Sudah bukan rahasia, setiap ada pemimpin baru terpilih, segerbong pemimpin bayangan pun berbondong-bondong berupaya menikmati bancakan kekuasaan. Mending kalau antre, tertib. Seringnya berebutan posisi terdepan. Sikut-sikutan dan bikin suasana tidak kondusif untuk melaksanakan pembangunan yang betul-betul atas dasar kepentingan umum/masyarakat.
“You know who are they” itu sebut saja Bubuhan Sebagai (meminjam istilah seorang kawan). Ada yang merasa berjasa sebagai pemodal saat kampanye sehingga merasa boleh ikut mengatur-atur proyek pembangunan. Ada yang merasa sebagai pihak yang mengkondisikan dukungan di kalangan tertentu sehingga merasa boleh ikut mengatur mutasi dan promosi pegawai. Ada yang merasa bekerja keras sebagai petarung di gelanggang media sehingga merasa boleh ikut mengatur kontrak-kontrak untuk media. Dan sebagai-sebagai lainnya.
Jika AH dan Rusmadi takluk pada kepentingan-kepentingan Bubuhan Sebagai itu dengan mengesampingkan kepentingan masyarakat, berarti keduanya hanya pemimpin boneka. Sia-sia performa awal yang menggoda. Tapi rasanya tidak lah...mana ada boneka setampan dan secerdas mereka berdua.

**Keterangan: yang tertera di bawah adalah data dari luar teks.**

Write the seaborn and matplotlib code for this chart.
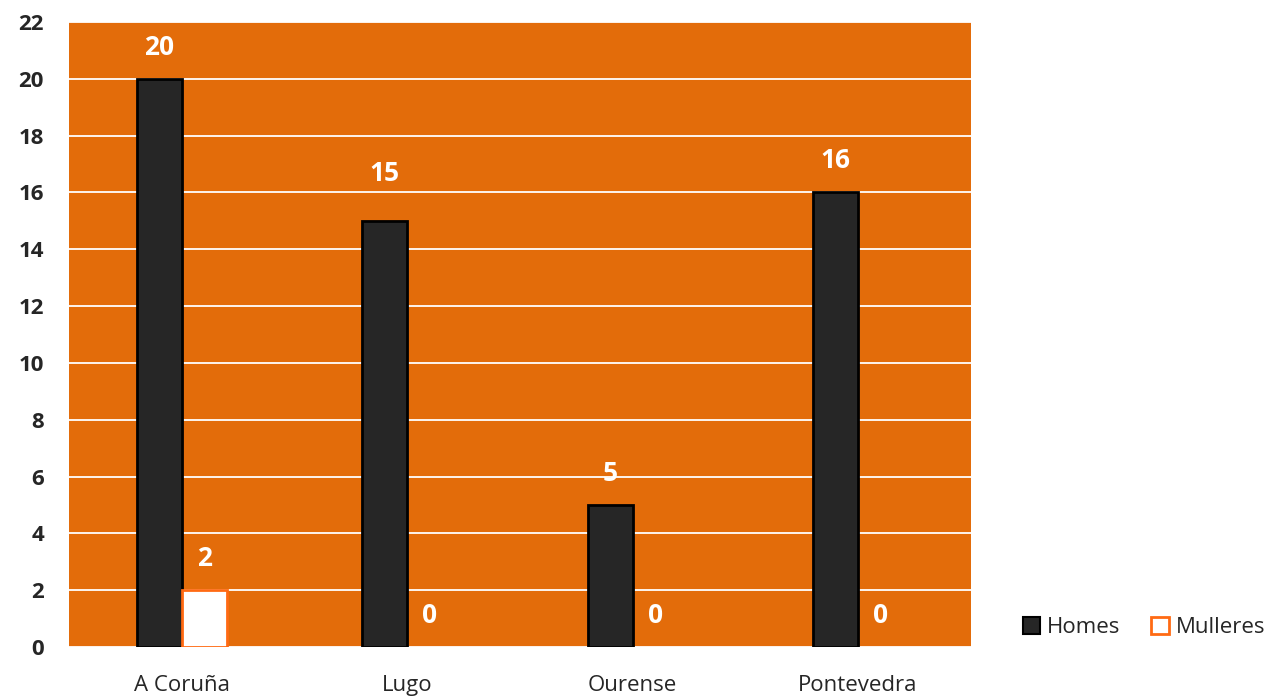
import numpy as np
import pandas as pd
import seaborn as sns
import matplotlib.pyplot as plt
from matplotlib.patches import Patch

provincias = ['A Coruña', 'Lugo', 'Ourense', 'Pontevedra']
homes = [20, 15, 5, 16]
mulleres = [2, 0, 0, 0]
series = ['Homes', 'Mulleres']
y_ticks = list(range(0, 23, 2))

ORANGE = '#E36C0A'
DARK = '#262626'

df = pd.DataFrame({
    'provincia': provincias * 2,
    'valor': homes + mulleres,
    'serie': ['Homes'] * len(provincias) + ['Mulleres'] * len(provincias),
})

sns.set_style('white')
plt.rcParams['font.family'] = ['Open Sans', 'DejaVu Sans']

fig = plt.figure(figsize=(12.82, 7.0), dpi=100)
ax = fig.add_axes([0.0538, 0.0757, 0.7035, 0.893])
ax.set_facecolor(ORANGE)

sns.barplot(data=df, x='provincia', y='valor', hue='serie', hue_order=series,
            palette={'Homes': DARK, 'Mulleres': 'white'}, width=0.4,
            saturation=1, legend=False, ax=ax, zorder=3)

edges = {'Homes': 'black', 'Mulleres': '#FF6A13'}
for cont, name in zip(ax.containers, series):
    for bar in cont:
        bar.set_edgecolor(edges[name])
        bar.set_linewidth(2 if bar.get_height() > 0 else 0)
    texts = ax.bar_label(cont, labels=[str(int(v)) for v in cont.datavalues], padding=13,
                         color='white', fontsize=19, fontweight='bold')
    # the Lugo label sits a little higher in the original
    if name == 'Homes':
        texts[1].xyann = (texts[1].xyann[0], texts[1].xyann[1] + 11)

ax.set_ylim(0, 22)
ax.set_xlim(-0.5, len(provincias) - 0.5)
ax.set_yticks(y_ticks)
ax.yaxis.grid(True, color='white', linewidth=1.3, zorder=1)
ax.set_axisbelow(True)
for s in ax.spines.values():
    s.set_visible(False)
ax.tick_params(axis='y', labelsize=16, length=0, pad=18)
ax.tick_params(axis='x', labelsize=16, length=0, pad=20)
for t in ax.get_yticklabels():
    t.set_fontweight('bold')
ax.set_xlabel('')
ax.set_ylabel('')

handles = [Patch(facecolor=DARK, edgecolor='black', linewidth=1.5),
           Patch(facecolor='white', edgecolor='#FF6A13', linewidth=2)]
fig.legend(handles, series, loc='center left', bbox_to_anchor=(0.782, 0.104),
           ncol=2, frameon=False, fontsize=16, handlelength=0.8, handleheight=0.8,
           handletextpad=0.3, columnspacing=1.4)

fig.savefig('out.png', dpi=100, facecolor='white')
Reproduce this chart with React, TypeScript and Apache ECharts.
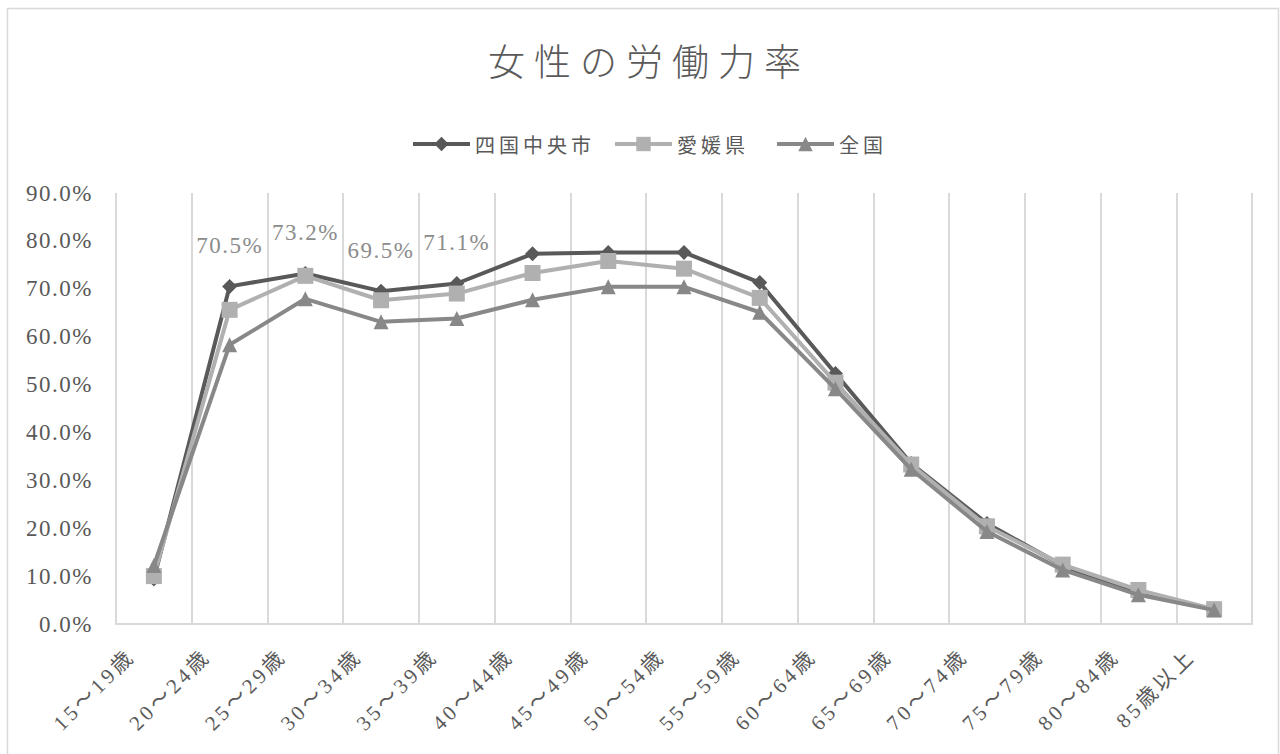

Akhirnya, sebagai rakyat, saya senang tampaknya menjelang Lebaran ini, di atas meja kita disuguhi menu baru. Bukan lagi kaleng Khong Guan. Dan semoga saja, pas dibuka isinya benar-benar bukan rengginang lagi, rengginang lagi. Percuma kalengnya berbeda kalau isinya rengginang jua. Sumpah, puluhan tahun mengunyah rengginang itu nggak enak, Pak.